We will also check whether the constitutional documents contain a non petition clause, an arbitration clause or an exclusive jurisdiction clause in favour of a foreign court.  Such provisions may restrict the actions that a shareholder may take in Cayman.

The constitutional documents will also set out the process for appointing and removing directors.  While the power to call a shareholders’ meeting typically rests with directors, it may be possible for shareholders to requisition a meeting and propose resolutions, including resolutions to remove and appoint directors.

Appointment of Inspectors

The Companies Act provides that the Court may, on the application of shareholders holding not less than one-fifth of the shares, appoint inspectors to examine into and report on the affairs of the company.  However, Parker J held in the matter of Avivo Group (2022) that an order for the appointment of inspectors should only be made if there is a strong likelihood, well founded on a solid and substantial basis, of some grave misconduct or mismanagement which related to the management of the company.

Just & equitable winding-up

A shareholder may also be able to ask the Cayman court to put the company into liquidation on the basis that it is “just and equitable” to do so.

The categories of cases when it will be “just and equitable” to wind a company up are not closed, and include deadlock (where the parties are unable to agree how the company should be managed), loss of confidence in management due to a lack of probity on their part, or where the company is a “quasi-partnership” (a company, most often a small 50/50 joint venture company, where the parties have legitimate expectations as to how it should be run which are not set out in the legal documents) and the shareholder’s legitimate expectations as to how it should be managed have been breached.  There is also a growing body of case law where the Court has wound up companies on the just and equitable ground because there is a need for an investigation.

If the Court is satisfied that it is just and equitable for the company to be wound up then, as an alternative to appointing liquidators, the Court may make an order for alternative relief, including an order that one shareholder or the company must buy out another shareholder, or an order regulating the conduct of the company’s affairs (which could include an order reconstituting the board of directors or amending the Articles of Association).

Derivative claims

The company itself is the proper plaintiff in an action to seek redress for a wrong done to the company.  However, with the Court’s permission, a shareholder may bring an action by way of a derivative claim in exceptional circumstances, principally if there has been a fraud on minority shareholders and the wrongdoers remain in control.
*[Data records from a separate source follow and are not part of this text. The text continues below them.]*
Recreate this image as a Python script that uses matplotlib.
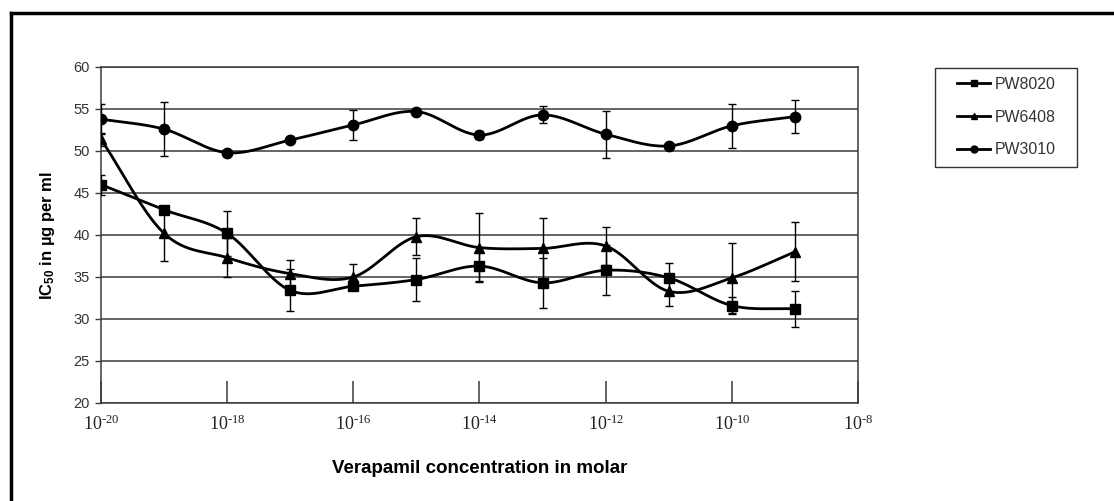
import numpy as np
import matplotlib
matplotlib.use("Agg")
import matplotlib.pyplot as plt
from matplotlib.lines import Line2D
from matplotlib.patches import Rectangle

plt.rcParams['font.family'] = ['Liberation Sans', 'DejaVu Sans']
plt.rcParams['mathtext.fontset'] = 'custom'
plt.rcParams['mathtext.rm'] = 'Liberation Serif'
plt.rcParams['mathtext.it'] = 'Liberation Serif:italic'
plt.rcParams['mathtext.bf'] = 'Liberation Sans:bold'

# log10 of verapamil concentration (molar)
log_conc = [-20, -19, -18, -17, -16, -15, -14, -13, -12, -11, -10, -9]

pw8020 = [46.0, 43.0, 40.2, 33.4, 33.9, 34.7, 36.3, 34.3, 35.8, 34.9, 31.6, 31.2]
pw8020_err = [1.2, 0.5, 2.7, 2.5, 0.5, 2.6, 1.8, 3.0, 3.0, 1.8, 1.0, 2.1]

pw6408 = [51.4, 40.2, 37.3, 35.4, 35.0, 39.8, 38.5, 38.4, 38.7, 33.3, 34.9, 38.0]
pw6408_err = [0.8, 3.3, 2.3, 1.6, 1.5, 2.2, 4.1, 3.6, 2.3, 1.8, 4.2, 3.5]

pw3010 = [53.8, 52.6, 49.8, 51.3, 53.1, 54.7, 51.9, 54.3, 52.0, 50.6, 53.0, 54.1]
pw3010_err = [1.8, 3.2, 0.3, 0.0, 1.8, 0.3, 0.5, 1.0, 2.8, 0.4, 2.6, 2.0]

series_names = ['PW8020', 'PW6408', 'PW3010']
x_tick_exps = [-20, -18, -16, -14, -12, -10, -8]
y_ticks = [20, 25, 30, 35, 40, 45, 50, 55, 60]

W, H = 1114, 501
fig = plt.figure(figsize=(W / 100, H / 100), dpi=100)
ax = fig.add_axes([101 / W, 1 - 403 / H, (858 - 101) / W, (403 - 67) / H])
ax.set_xlim(-20, -8)
ax.set_ylim(20, 60)

# pixel scale factors for smoothing in screen-like space
sx = (858 - 101) / 12.0
sy = (403 - 67) / 40.0


def smooth(xs, ys, n=30):
    px = np.asarray(xs, float) * sx
    py = np.asarray(ys, float) * sy
    P = np.column_stack([px, py])
    P = np.vstack([P[0] * 2 - P[1], P, P[-1] * 2 - P[-2]])
    out = []
    t = np.linspace(0, 1, n, endpoint=False)
    for i in range(1, len(P) - 2):
        p0, p1, p2, p3 = P[i - 1], P[i], P[i + 1], P[i + 2]
        c1 = p1 + (p2 - p0) / 6.0
        c2 = p2 - (p3 - p1) / 6.0
        tt = t[:, None]
        seg = ((1 - tt) ** 3) * p1 + 3 * ((1 - tt) ** 2) * tt * c1 + 3 * (1 - tt) * tt ** 2 * c2 + tt ** 3 * p2
        out.append(seg)
    out.append(P[-2][None, :])
    out = np.vstack(out)
    return out[:, 0] / sx, out[:, 1] / sy


# grid lines
for yv in y_ticks:
    ax.axhline(yv, color='#3a3a3a', lw=1.1, zorder=1)

markers = ['s', '^', 'o']
msizes = [7.5, 7.5, 7.5]
datas = [pw8020, pw6408, pw3010]
errs = [pw8020_err, pw6408_err, pw3010_err]
for name, mk, ms, d, e in zip(series_names, markers, msizes, datas, errs):
    xs, ys = smooth(log_conc, d)
    ax.plot(xs, ys, color='black', lw=2.0, zorder=3, solid_capstyle='round')
    ax.errorbar(log_conc, d, yerr=e, fmt='none', ecolor='black', elinewidth=1.0,
                capsize=3, capthick=1.0, zorder=4)
    ax.plot(log_conc, d, linestyle='none', marker=mk, markersize=ms, color='black', zorder=5)

for s in ax.spines.values():
    s.set_color('#3a3a3a')
    s.set_linewidth(1.1)

ax.set_xticks(x_tick_exps)
ax.set_xticklabels([r'$\mathrm{10^{\text{-}%d}}$' % abs(v) for v in x_tick_exps], fontsize=13,
                   color='#222222')
ax.tick_params(axis='x', direction='in', length=16, width=1.1, color='#3a3a3a', pad=8)
ax.set_yticks(y_ticks)
ax.set_yticklabels([str(v) for v in y_ticks], fontsize=10.5, color='#333333')
ax.tick_params(axis='y', direction='out', length=4, width=1.0, color='#3a3a3a', pad=4)

ax.set_xlabel('Verapamil concentration in molar', fontsize=13.5, fontweight='bold', labelpad=19)
ax.set_ylabel(r'IC$_{\mathbf{50}}$ in µg per ml', fontsize=12, fontweight='bold', labelpad=12)

handles = [Line2D([0], [0], color='black', lw=2, marker=mk, markersize=5) for mk in markers]
leg = fig.legend(handles, series_names, loc='upper left',
                 bbox_to_anchor=(957 / W, 1 - 77 / H), frameon=False,
                 fontsize=11.4, handlelength=2.1, handletextpad=0.3, labelspacing=1.12,
                 borderpad=0, borderaxespad=0)
for t in leg.get_texts():
    t.set_color('#333333')

# legend box
fig.add_artist(Rectangle((935 / W, 1 - 167 / H), (1077 - 935) / W, (167 - 68) / H,
                         transform=fig.transFigure, fill=False, edgecolor='#333333', lw=1.0))

# outer frame (top and left edges)
fig.add_artist(Line2D([11 / W, 1.0], [1 - 13 / H, 1 - 13 / H], transform=fig.transFigure,
                      color='black', lw=2.5))
fig.add_artist(Line2D([11 / W, 11 / W], [0, 1 - 13 / H], transform=fig.transFigure,
                      color='black', lw=2.5))

fig.savefig('out.png', dpi=100)
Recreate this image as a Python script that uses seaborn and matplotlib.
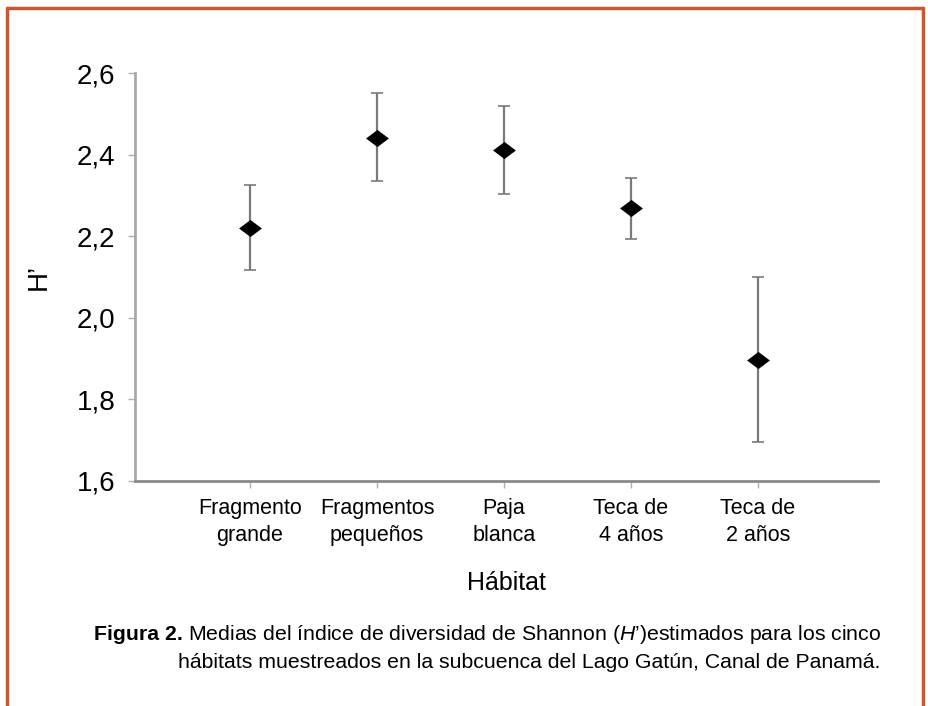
import matplotlib
matplotlib.use("Agg")
import matplotlib.pyplot as plt
import seaborn as sns
import pandas as pd
import numpy as np
from matplotlib.lines import Line2D
from matplotlib.path import Path

categories = ["Fragmento\ngrande", "Fragmentos\npequeños", "Paja\nblanca", "Teca de\n4 años", "Teca de\n2 años"]
means = [2.221, 2.440, 2.411, 2.269, 1.897]
upper = [2.325, 2.550, 2.520, 2.343, 2.099]
lower = [2.116, 2.335, 2.303, 2.193, 1.696]
yticks = [1.6, 1.8, 2.0, 2.2, 2.4, 2.6]
ytick_labels = ["1,6", "1,8", "2,0", "2,2", "2,4", "2,6"]

sns.set_theme(style="white")
plt.rcParams['font.family'] = ['Liberation Sans', 'DejaVu Sans']
plt.rcParams['mathtext.fontset'] = 'custom'
plt.rcParams['mathtext.rm'] = 'Liberation Sans'
plt.rcParams['mathtext.it'] = 'Liberation Sans:italic'
for k in ['text.color', 'axes.labelcolor', 'xtick.color', 'ytick.color']:
    plt.rcParams[k] = 'black'

df = pd.DataFrame({"Hábitat": categories, "H": means, "lo": lower, "hi": upper})

fig = plt.figure(figsize=(9.29, 7.06), dpi=100)
ax = fig.add_axes([135/929, (706-481)/706, (878-135)/929, (481-73)/706])

xpos = np.arange(len(categories))
yerr = np.vstack([df["H"] - df["lo"], df["hi"] - df["H"]])
ax.errorbar(xpos, df["H"], yerr=yerr, fmt="none", ecolor="#7a7a7a",
            elinewidth=1.6, capsize=4, capthick=1.2, zorder=2)
diamond = Path([(-1, 0), (0, 0.75), (1, 0), (0, -0.75), (-1, 0)],
               [Path.MOVETO, Path.LINETO, Path.LINETO, Path.LINETO, Path.CLOSEPOLY])
sns.scatterplot(x=xpos, y=df["H"], marker=diamond, s=270, color="black",
                edgecolor="black", linewidth=0, ax=ax, zorder=3)

ax.set_ylim(1.6, 2.6)
ax.set_xlim(-0.906, 4.945)
ax.set_yticks(yticks)
ax.set_yticklabels(ytick_labels, fontsize=20)
ax.set_xticks(xpos)
ax.set_xticklabels(categories, fontsize=15.5, linespacing=1.4)
for s in ["top", "right"]:
    ax.spines[s].set_visible(False)
ax.spines["left"].set_color("#a8a8a8")
ax.spines["bottom"].set_color("#8a8a8a")
for s in ["left", "bottom"]:
    ax.spines[s].set_linewidth(2)
ax.tick_params(axis="both", which="both", direction="out", length=5, width=1,
               color="#b0b0b0", left=True, bottom=True, pad=7)
ax.tick_params(axis="y", pad=9)
ax.set_xlabel("Hábitat", fontsize=18, labelpad=18)
ax.set_ylabel("H’", fontsize=20, labelpad=18)

# caption
fs = 15.3
fig.text(183/929, 1-634/706, "Figura 2.", fontsize=fs, fontweight="bold",
         ha="right", va="center")
fig.text(188/929, 1-634/706,
         r"Medias del índice de diversidad de Shannon ($\mathit{H}$’)estimados para los cinco",
         fontsize=fs, ha="left", va="center")
fig.text(880/929, 1-662/706,
         "hábitats muestreados en la subcuenca del Lago Gatún, Canal de Panamá.",
         fontsize=fs, ha="right", va="center")

# orange frame
oc = "#d0562a"
fig.add_artist(Line2D([7/929, 923/929], [1-8/706, 1-8/706], color=oc, lw=2.5, transform=fig.transFigure))
fig.add_artist(Line2D([7/929, 7/929], [0, 1-8/706], color=oc, lw=2.5, transform=fig.transFigure))
fig.add_artist(Line2D([923/929, 923/929], [0, 1-8/706], color=oc, lw=2.5, transform=fig.transFigure))

fig.savefig("out.png", dpi=100, facecolor="white")
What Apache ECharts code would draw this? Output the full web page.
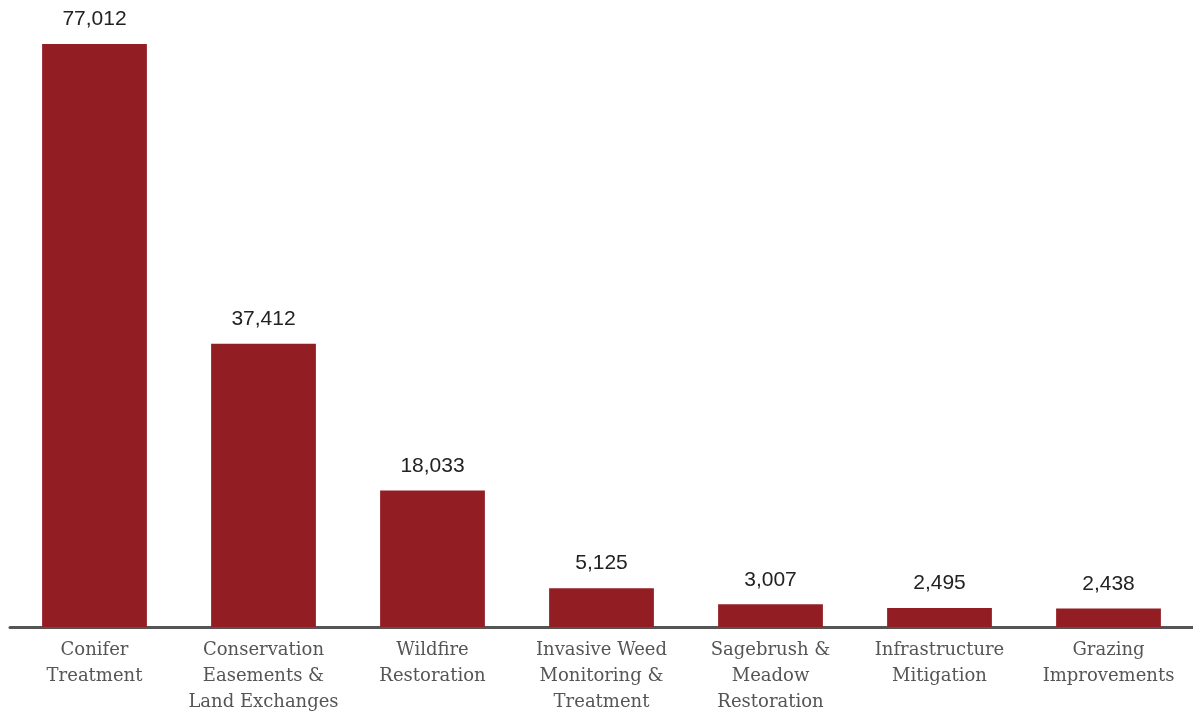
<!DOCTYPE html>
<html><head><meta charset="utf-8">
<script src="https://cdn.jsdelivr.net/npm/echarts@6/dist/echarts.min.js"></script>
<style>html,body{margin:0;padding:0;background:#fff}#c{width:1193px;height:715px}</style>
</head><body><div id="c"></div>
<script>
const categories = ["Conifer\nTreatment","Conservation\nEasements &\nLand Exchanges","Wildfire\nRestoration","Invasive Weed\nMonitoring &\nTreatment","Sagebrush &\nMeadow\nRestoration","Infrastructure\nMitigation","Grazing\nImprovements"];
const values = [77012, 37412, 18033, 5125, 3007, 2495, 2438];

const chart = echarts.init(document.getElementById('c'));
chart.setOption({
  animation: false,
  grid: {left: 10, right: -2, top: 44, bottom: 88},
  xAxis: {
    type: 'category', data: categories,
    axisLine: {lineStyle: {color: '#555', width: 3}},
    axisTick: {show: false},
    axisLabel: {interval: 0, margin: 10, fontFamily: 'DejaVu Serif', fontSize: 18, lineHeight: 26, color: '#555'}
  },
  yAxis: {type: 'value', min: 0, max: 77012, show: false, splitLine: {show: false}},
  series: [{
    type: 'bar', data: values, barCategoryGap: '38%',
    itemStyle: {color: '#921e24'},
    label: {show: true, position: 'top', distance: 14, fontFamily: 'Liberation Sans', fontSize: 21, color: '#222',
      formatter: p => p.value.toLocaleString('en-US')}
  }]
});
</script></body></html>
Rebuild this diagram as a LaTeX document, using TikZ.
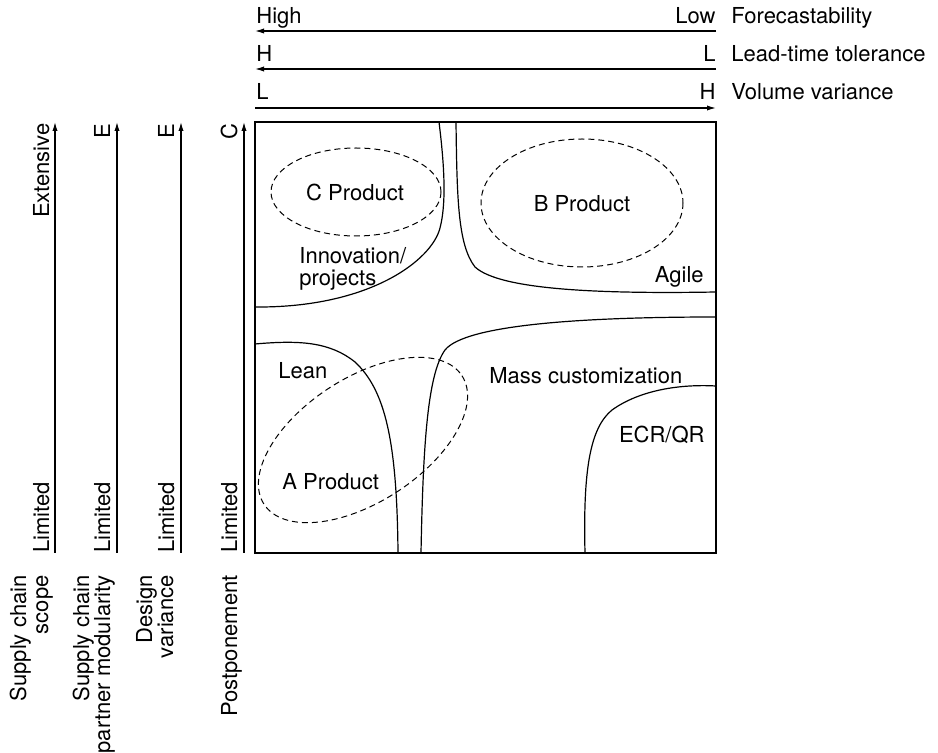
\documentclass[tikz,border=0pt]{standalone}
\usepackage{fontspec}
\setmainfont{TeX Gyre Heros}
\usetikzlibrary{arrows.meta}
\begin{document}
\begin{tikzpicture}[x=0.5pt,y=-0.5pt,
  lbl/.style={font=\fontsize{11}{13}\selectfont, inner sep=0pt},
  vlbl/.style={lbl, rotate=90},
  axisline/.style={line width=0.6pt, -{Latex[length=4.5pt,width=2.6pt]}},
  zone/.style={line width=0.6pt},
  group/.style={line width=0.5pt, dash pattern=on 3pt off 2pt}]
\useasboundingbox (0,0) rectangle (938,753);

% ---- horizontal scales above the matrix
\coordinate (fR) at (716,31);  \coordinate (fL) at (255,31);
\coordinate (lR) at (716,69);  \coordinate (lL) at (255,69);
\coordinate (vL) at (255,108); \coordinate (vR) at (716,108);
\draw[axisline] (fR) -- (fL);
\draw[axisline] (lR) -- (lL);
\draw[axisline] (vL) -- (vR);
\node[lbl, anchor=base west] (fhi) at (256,24) {High};
\node[lbl, anchor=base east] (flo) at (716,24) {Low};
\node[lbl, anchor=base west] (fname) at (731,24) {Forecastability};
\node[lbl, anchor=base west] (lhi) at (256,62) {H};
\node[lbl, anchor=base east] (llo) at (716,62) {L};
\node[lbl, anchor=base west] (lname) at (731,62) {Lead-time tolerance};
\node[lbl, anchor=base west] (vlo) at (256,100) {L};
\node[lbl, anchor=base east] (vhi) at (716,100) {H};
\node[lbl, anchor=base west] (vname) at (731,100) {Volume variance};

% ---- vertical scales left of the matrix
\coordinate (s0) at (55,553);  \coordinate (s1) at (55,122);
\coordinate (m0) at (117,553); \coordinate (m1) at (117,122);
\coordinate (d0) at (181,553); \coordinate (d1) at (181,122);
\coordinate (p0) at (244,553); \coordinate (p1) at (244,122);
\draw[axisline] (s0) -- (s1);
\draw[axisline] (m0) -- (m1);
\draw[axisline] (d0) -- (d1);
\draw[axisline] (p0) -- (p1);
\node[vlbl, anchor=base east] (stop) at (49,123) {Extensive};
\node[vlbl, anchor=base west] (sbot) at (49,553) {Limited};
\node[vlbl, anchor=base east] (mtop) at (110,123) {E};
\node[vlbl, anchor=base west] (mbot) at (110,553) {Limited};
\node[vlbl, anchor=base east] (dtop) at (174,123) {E};
\node[vlbl, anchor=base west] (dbot) at (174,553) {Limited};
\node[vlbl, anchor=base east] (ptop) at (237,123) {C};
\node[vlbl, anchor=base west] (pbot) at (237,553) {Limited};

% ---- names of the vertical scales
\node[vlbl, anchor=base east] (sn1) at (26,575) {Supply chain};
\node[vlbl, anchor=base east] (sn2) at (48,575) {scope};
\node[vlbl, anchor=base east] (mn1) at (89,575) {Supply chain};
\node[vlbl, anchor=base east] (mn2) at (110,575) {partner modularity};
\node[vlbl, anchor=base east] (dn1) at (152,575) {Design};
\node[vlbl, anchor=base east] (dn2) at (173,575) {variance};
\node[vlbl, anchor=base east] (pn1) at (237,575) {Postponement};

% ---- matrix frame
\draw[zone] (255,122) rectangle (716,553);

% ---- region boundaries
\draw[zone] (439,122) .. controls (445,170) and (446,205) .. (440,228)
            .. controls (432,260) and (370,308) .. (255,307);
\draw[zone] (456,122) .. controls (457,200) and (458,245) .. (475,267)
            .. controls (500,290) and (600,294) .. (716,292);
\draw[zone] (421,553) .. controls (423,450) and (427,375) .. (445,350)
            .. controls (465,325) and (580,317) .. (716,317);
\draw[zone] (255,344) .. controls (300,340) and (330,342) .. (355,362)
            .. controls (385,390) and (397,440) .. (398,553);
\draw[zone] (716,386) .. controls (680,384) and (640,390) .. (612,410)
            .. controls (590,428) and (583,470) .. (585,553);

% ---- product groups
\draw[group] (356,192) ellipse [x radius=85, y radius=44];
\draw[group] (582,203) ellipse [x radius=101, y radius=64];
\begin{scope}[shift={(363,440)}, rotate=33]
  \draw[group] (0,0) ellipse [x radius=118, y radius=62];
\end{scope}

% ---- region and product names
\node[lbl, anchor=base] (cprod) at (355,201) {C Product};
\node[lbl, anchor=base] (bprod) at (582,212) {B Product};
\node[lbl, anchor=base west] (aprod) at (282,490) {A Product};
\node[lbl, anchor=base west] (innov) at (299,264) {Innovation/};
\node[lbl, anchor=base west] (proj) at (299,286) {projects};
\node[lbl, anchor=base east] (agile) at (704,283) {Agile};
\node[lbl, anchor=base west] (lean) at (278,379) {Lean};
\node[lbl, anchor=base west] (masscust) at (489,384) {Mass customization};
\node[lbl, anchor=base east] (ecr) at (705,443) {ECR/QR};
\end{tikzpicture}
\end{document}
In certain circumstances it may be possible for shareholders to bring a claim against the company’s directors directly, however, these situations are rare. Every situation is different and taking specialist legal advice at an early stage will position unhappy shareholders as strongly as possible for their negotiations with the company.  If you would like to discuss these issues, please contact Katie Pearson on katie@claritaslegal.com, Mark Burrows on mark@claritaslegal.com or Alexia Adda on alexia@claritaslegal.com.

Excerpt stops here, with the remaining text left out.